begin
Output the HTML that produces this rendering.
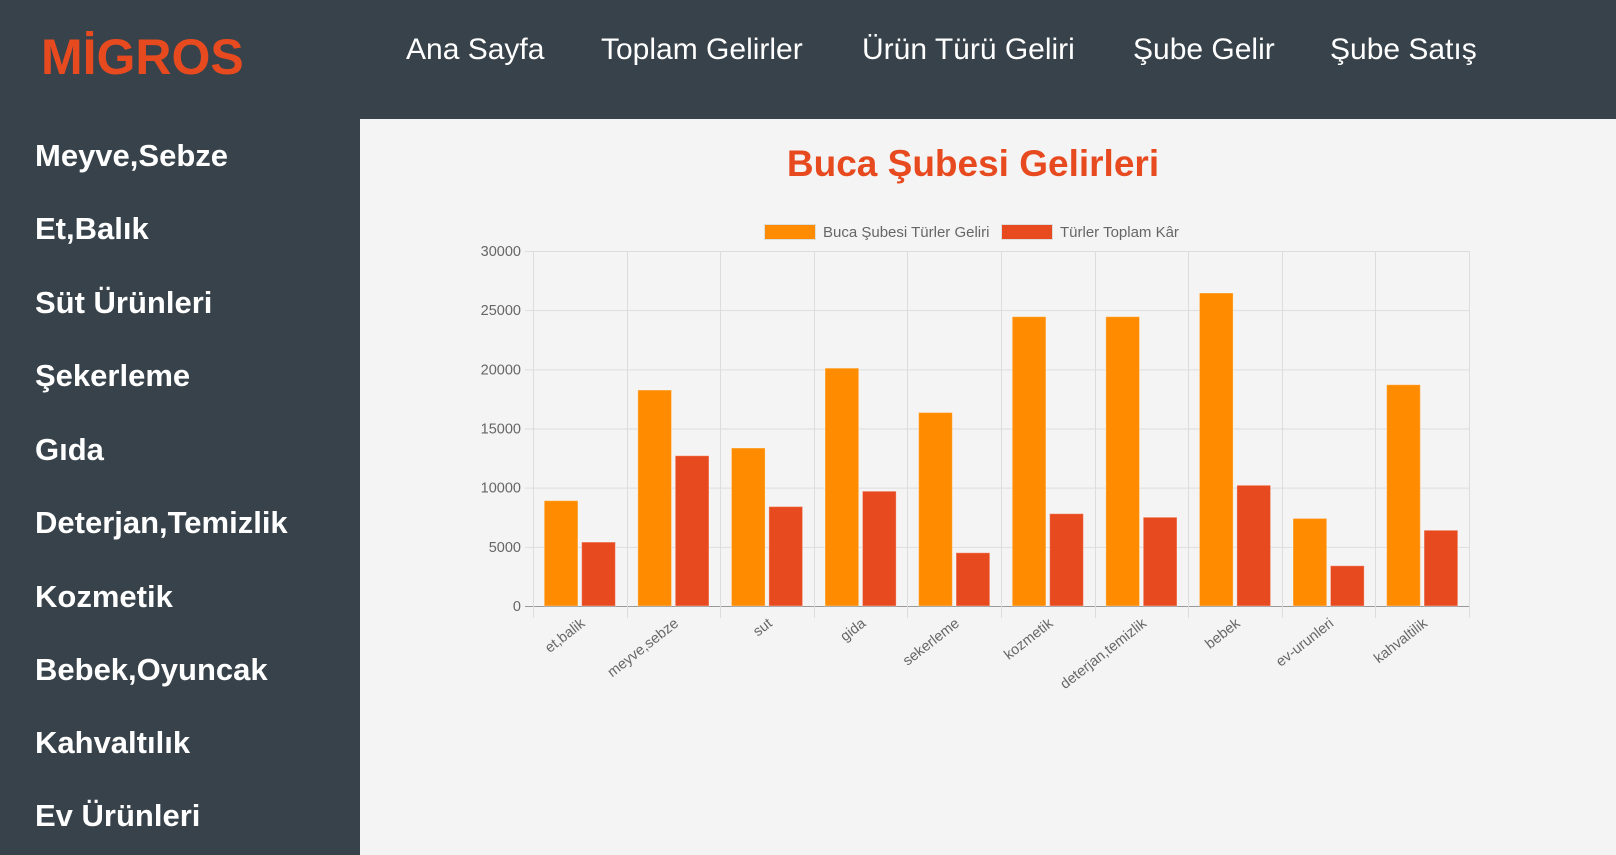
<!DOCTYPE html>
<html><head><meta charset="utf-8">
<style>
*{margin:0;padding:0;box-sizing:border-box}
body{width:1616px;height:855px;overflow:hidden;background:#37424a;font-family:"Liberation Sans",sans-serif;position:relative}
.logo{position:absolute;left:41px;top:27px;font-size:50px;font-weight:bold;color:#e84a1f;line-height:60px}
.nav{position:absolute;top:35px;font-size:30px;color:#fff;line-height:30px;white-space:nowrap}
.side{position:absolute;left:35px;font-size:31px;font-weight:bold;color:#fff;line-height:30px;white-space:nowrap}
.panel{position:absolute;left:360px;top:119px;width:1256px;height:736px;background:#f4f4f4}
.title{position:absolute;left:360px;width:1226px;top:143px;text-align:center;font-size:37px;font-weight:bold;color:#e84a1f}
svg{position:absolute;left:0;top:0}
</style></head><body>
<div class="logo">MİGROS</div>
<div class="nav" style="left:406px">Ana Sayfa</div>
<div class="nav" style="left:601px">Toplam Gelirler</div>
<div class="nav" style="left:862px">Ürün Türü Geliri</div>
<div class="nav" style="left:1133px">Şube Gelir</div>
<div class="nav" style="left:1330px">Şube Satış</div>
<div class="side" style="top:141px">Meyve,Sebze</div>
<div class="side" style="top:214px">Et,Balık</div>
<div class="side" style="top:288px">Süt Ürünleri</div>
<div class="side" style="top:361px">Şekerleme</div>
<div class="side" style="top:435px">Gıda</div>
<div class="side" style="top:508px">Deterjan,Temizlik</div>
<div class="side" style="top:582px">Kozmetik</div>
<div class="side" style="top:655px">Bebek,Oyuncak</div>
<div class="side" style="top:728px">Kahvaltılık</div>
<div class="side" style="top:801px">Ev Ürünleri</div>
<div class="panel"></div>
<div class="title">Buca Şubesi Gelirleri</div>
<svg id="chart" width="1616" height="855"></svg>
<script>
const categories=["et,balik","meyve,sebze","sut","gida","sekerleme","kozmetik","deterjan,temizlik","bebek","ev-urunleri","kahvaltilik"];
const revenue=[8900,18250,13350,20100,16350,24450,24450,26450,7400,18700];
const profit=[5400,12700,8400,9700,4500,7800,7500,10200,3400,6400];
const yTicks=[0,5000,10000,15000,20000,25000,30000];
const seriesNames=["Buca Şubesi Türler Geliri","Türler Toplam Kâr"];
const colors=["#ff8c00","#e84a1f"];
const svg=document.getElementById('chart');
const NS="http://www.w3.org/2000/svg";
const X0=533,X1=1469,Y0=606,Y1=251,YMAX=30000;
const cw=(X1-X0)/categories.length;
const y=v=>Y0-(v/YMAX)*(Y0-Y1);
function mk(t,a){const e=document.createElementNS(NS,t);for(const k in a)e.setAttribute(k,a[k]);svg.appendChild(e);return e;}
yTicks.forEach(t=>{
  const l=mk('line',{x1:X0-8,x2:X1,y1:y(t)+.5,y2:y(t)+.5,stroke:t===0?'#999':'#ddd','stroke-width':1});
  
  
  const tx=mk('text',{x:X0-12,y:y(t)+5,'text-anchor':'end','font-size':14.5,fill:'#666','font-family':'Liberation Sans'});
  tx.textContent=t;
  
  
});
for(let i=0;i<=categories.length;i++){
  const xx=Math.round(X0+i*cw)+.5;
  const l=mk('line',{x1:xx,x2:xx,y1:Y1,y2:Y0+12,stroke:'#ddd','stroke-width':1});
  
  
}
const series=[revenue,profit];
categories.forEach((c,i)=>{
  const cx=X0+i*cw;
  const grp=cw*0.8, bw=grp/2*0.9;
  series.forEach((s,j)=>{
    const bx=cx+cw*0.1+j*grp/2+(grp/2-bw)/2;
    const r=mk('rect',{x:bx,y:y(s[i]),width:bw,height:Y0-y(s[i]),fill:colors[j],stroke:'rgba(255,255,255,0.35)','stroke-width':1});
    
    
  });
  const tx=mk('text',{transform:`translate(${cx+cw/2+6},${Y0+19}) rotate(-38)`,'text-anchor':'end','font-size':14.5,fill:'#666','font-family':'Liberation Sans'});
  tx.textContent=c;
  
  
});
const legX=[764,1001];
seriesNames.forEach((n,j)=>{
  const r=mk('rect',{x:legX[j]+.5,y:224.5,width:51,height:15,fill:colors[j],stroke:'#ddd','stroke-width':1});
  
  
  const t=mk('text',{x:legX[j]+59,y:237,'font-size':15,fill:'#666','font-family':'Liberation Sans'});
  t.textContent=n;
  
  
});
</script>
</body></html>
end
- STATED TASK: Leave out the pictures and reproduce the rest of the listing exactly.

- SOLUTION TO THIS EXERCISE:
Output the HTML that produces this rendering.
<!DOCTYPE html>
<html><head><meta charset="utf-8">
<style>
*{margin:0;padding:0;box-sizing:border-box}
body{width:1616px;height:855px;overflow:hidden;background:#37424a;font-family:"Liberation Sans",sans-serif;position:relative}
.logo{position:absolute;left:41px;top:27px;font-size:50px;font-weight:bold;color:#e84a1f;line-height:60px}
.nav{position:absolute;top:35px;font-size:30px;color:#fff;line-height:30px;white-space:nowrap}
.side{position:absolute;left:35px;font-size:31px;font-weight:bold;color:#fff;line-height:30px;white-space:nowrap}
.panel{position:absolute;left:360px;top:119px;width:1256px;height:736px;background:#f4f4f4}
.title{position:absolute;left:360px;width:1226px;top:143px;text-align:center;font-size:37px;font-weight:bold;color:#e84a1f}
svg{position:absolute;left:0;top:0}
</style></head><body>
<div class="logo">MİGROS</div>
<div class="nav" style="left:406px">Ana Sayfa</div>
<div class="nav" style="left:601px">Toplam Gelirler</div>
<div class="nav" style="left:862px">Ürün Türü Geliri</div>
<div class="nav" style="left:1133px">Şube Gelir</div>
<div class="nav" style="left:1330px">Şube Satış</div>
<div class="side" style="top:141px">Meyve,Sebze</div>
<div class="side" style="top:214px">Et,Balık</div>
<div class="side" style="top:288px">Süt Ürünleri</div>
<div class="side" style="top:361px">Şekerleme</div>
<div class="side" style="top:435px">Gıda</div>
<div class="side" style="top:508px">Deterjan,Temizlik</div>
<div class="side" style="top:582px">Kozmetik</div>
<div class="side" style="top:655px">Bebek,Oyuncak</div>
<div class="side" style="top:728px">Kahvaltılık</div>
<div class="side" style="top:801px">Ev Ürünleri</div>
<div class="panel"></div>
<div class="title">Buca Şubesi Gelirleri</div>
<svg id="chart" width="1616" height="855"></svg>
<script>
const categories=["et,balik","meyve,sebze","sut","gida","sekerleme","kozmetik","deterjan,temizlik","bebek","ev-urunleri","kahvaltilik"];
const revenue=[8900,18250,13350,20100,16350,24450,24450,26450,7400,18700];
const profit=[5400,12700,8400,9700,4500,7800,7500,10200,3400,6400];
const yTicks=[0,5000,10000,15000,20000,25000,30000];
const seriesNames=["Buca Şubesi Türler Geliri","Türler Toplam Kâr"];
const colors=["#ff8c00","#e84a1f"];
const svg=document.getElementById('chart');
const NS="http://www.w3.org/2000/svg";
const X0=533,X1=1469,Y0=606,Y1=251,YMAX=30000;
const cw=(X1-X0)/categories.length;
const y=v=>Y0-(v/YMAX)*(Y0-Y1);
function mk(t,a){const e=document.createElementNS(NS,t);for(const k in a)e.setAttribute(k,a[k]);svg.appendChild(e);return e;}
yTicks.forEach(t=>{
  const l=mk('line',{x1:X0-8,x2:X1,y1:y(t)+.5,y2:y(t)+.5,stroke:t===0?'#999':'#ddd','stroke-width':1});
  
  
  const tx=mk('text',{x:X0-12,y:y(t)+5,'text-anchor':'end','font-size':14.5,fill:'#666','font-family':'Liberation Sans'});
  tx.textContent=t;
  
  
});
for(let i=0;i<=categories.length;i++){
  const xx=Math.round(X0+i*cw)+.5;
  const l=mk('line',{x1:xx,x2:xx,y1:Y1,y2:Y0+12,stroke:'#ddd','stroke-width':1});
  
  
}
const series=[revenue,profit];
categories.forEach((c,i)=>{
  const cx=X0+i*cw;
  const grp=cw*0.8, bw=grp/2*0.9;
  series.forEach((s,j)=>{
    const bx=cx+cw*0.1+j*grp/2+(grp/2-bw)/2;
    const r=mk('rect',{x:bx,y:y(s[i]),width:bw,height:Y0-y(s[i]),fill:colors[j],stroke:'rgba(255,255,255,0.35)','stroke-width':1});
    
    
  });
  const tx=mk('text',{transform:`translate(${cx+cw/2+6},${Y0+19}) rotate(-38)`,'text-anchor':'end','font-size':14.5,fill:'#666','font-family':'Liberation Sans'});
  tx.textContent=c;
  
  
});
const legX=[764,1001];
seriesNames.forEach((n,j)=>{
  const r=mk('rect',{x:legX[j]+.5,y:224.5,width:51,height:15,fill:colors[j],stroke:'#ddd','stroke-width':1});
  
  
  const t=mk('text',{x:legX[j]+59,y:237,'font-size':15,fill:'#666','font-family':'Liberation Sans'});
  t.textContent=n;
  
  
});
</script>
</body></html>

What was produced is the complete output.